Shankar Pokharel, the party’s general secretary, stated that the UML’s voters were deprived of voting, fake voters were allowed to vote for the parties in the alliance while there were instances where the seals in the ballot boxes were removed before they were taken to the counting centres.
Whenever they sense defeat in an election, Nepali parties often tend to make blanket claims of electoral fraud. After the 2013 Constituent Assembly elections, the Maoist Centre, which was set to take a drubbing, claimed that polls were rigged.
Though the UML had continuously claimed that Madhav Kumar Nepal’s decision to split from the party would have a minimal impact on the party, it appears that the CPN (Unified Socialist) did make a dent in the largest party from the last elections. It seems to have stolen some voters. But it’s a different thing altogether, according to observers, how Madhav Nepal’s Unified Socialist fares.
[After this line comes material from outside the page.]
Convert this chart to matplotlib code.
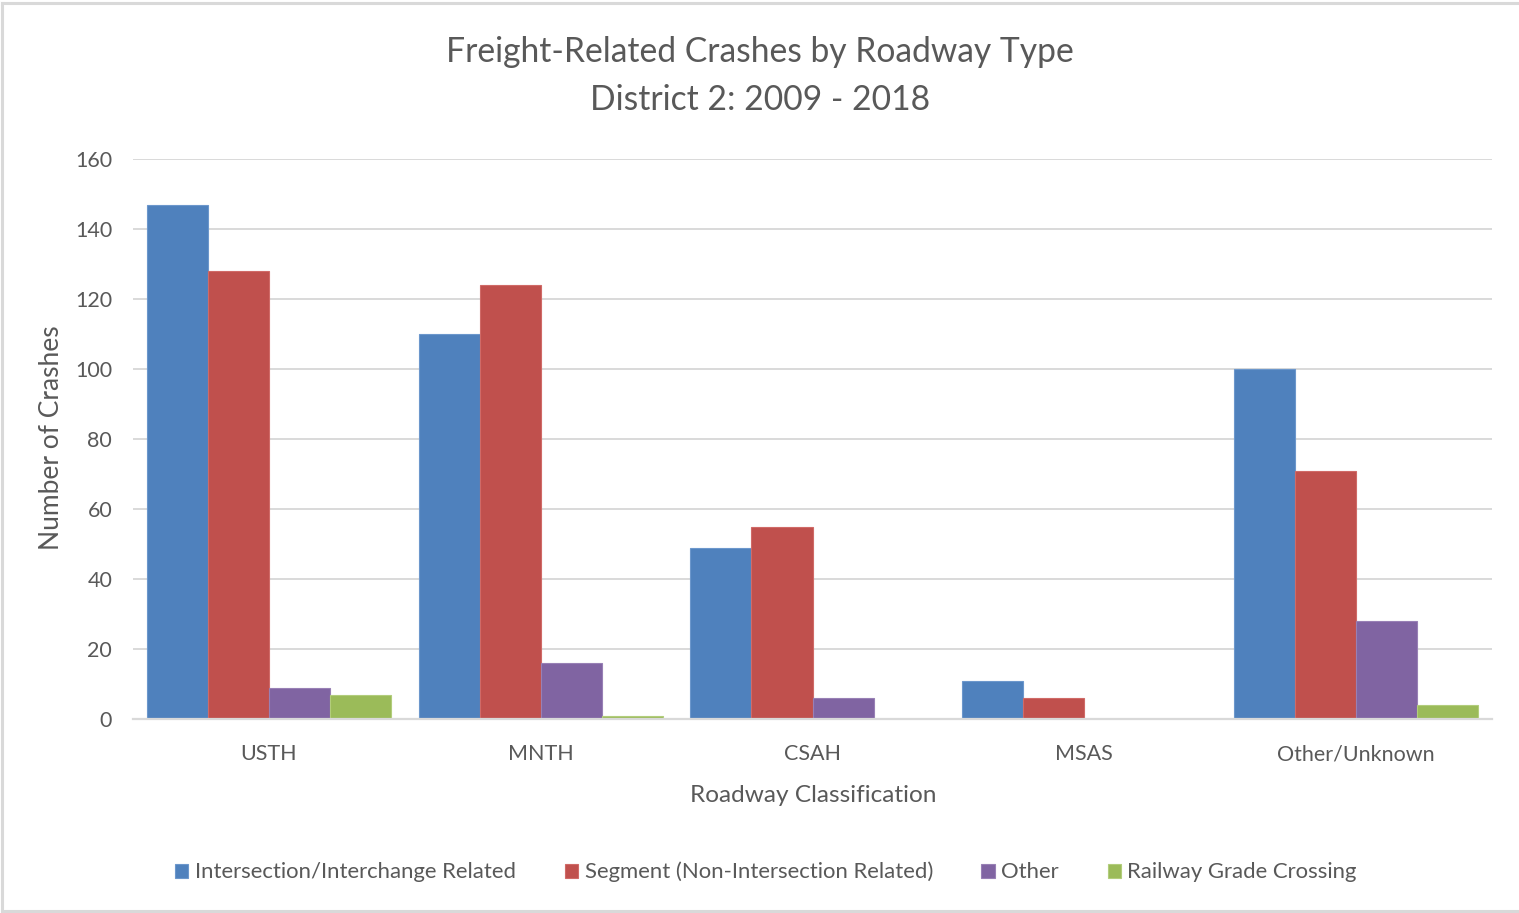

Political analysts say the positive outcome of the electoral alliance would clear the path for its continuation for the provincial and federal elections.
“The results have set a positive tone for the continuation of the alliance,” Gautam told the Post.
If the electoral alliance continues during general elections, the Maoist Centre stands a fighting chance of retaining its third position in the House of Representatives, which will make its chair Dahal the kingmaker again if the Congress fails to win the majority seats. Given the electoral system the country has adopted for the general elections (direct and proportional elections), a hung parliament is quietly likely.
“If the political dynamics doesn’t change, there will be a situation where the government will be formed only when the Congress or the UML manages to secure the support of the Maoist Centre,” said Subedi. “It is going to be a prominent political force at least for the next five years or so.”
But how the Maoist Centre behaves could chart the country’s future political course, as its tendency to switch sides has been the source of a major ill the country has been trying to get rid of—political instability.